The walk down my street is full of sensors: ATM buttons, video camera enabled apartment buzzers, security cameras, and crosswalk signal buttons. While these are fairly typical examples from many streets in Manhattan, I also live down the block from a robot. The Little Laptop Shop on Clinton street has a huge figure in the window of the shop that has a video camera looping back the sidewalk scene in it’s “face” panel.
Further up the street I pass by a duane reade, with automatic doors that are controlled a very slow working motion detector.

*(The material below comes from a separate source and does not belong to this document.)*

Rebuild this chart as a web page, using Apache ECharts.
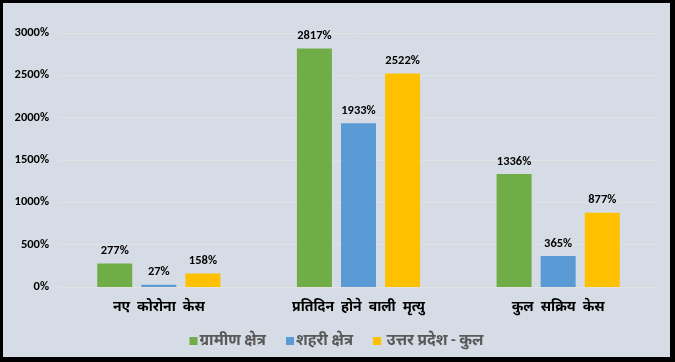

Once at NYU Coles gym, I hand over my NYU ID to a security guard, who swipes the magnetic strip to unlock the turnstile to let me into the building. (Although my ID is 3 and a half years old now, and the magnetic strip is pretty worn down and only works about half the time. So this instance of interaction becomes reliant on the social aspect: guard: attempts to swipe a couple of times, grunts in frustration, and presses a button to let me in. me: “sorry, thaaaaanks!”
There are emergency exits that are alarmed, sensing when the door is opened from the inside.
Once inside I head to the women’s locker room. there is an electronic scale and automatic toilet flush motion sensors.
Unlike fancier gyms in the city (and at this school), the weight training room features no electronic interfaces. At NYU Palladium gym, the weight training machines are connected to small computer screens that are connected to a system that monitors data from your workout.
I like to use rowing machines in the cardio room, which has a small screen and button interface to control the time or “race” setting. Once you start to pull the chain, the computer also measures the speed/intensity of your pulls and displays that information back to you, through estimated distance traveled in meters and strokes per minute.
The other machines- treadmills, ellipticals- all have digital interfaces too, but the only other one that i use is the stationary bike.
The stationary bike’s interface allows you to program the resistance of the pedals, along with exercise time length and if you enter your age and weight, during the work out it shows you an estimate of how many calories you are burning. Other information you can get during the work out is your heart rate, by holding onto the the metal-plated handles. One thing I have never understood is why both hands are needed for the machine to read your pulse. I suppose the solution for people that cannot hold the handles with two hands but want to know their pulse can wear a heart rate monitor belt around their chest, which can interact wirelessly with the bike’s computer.
And lastly, there are security cameras all around for good measure.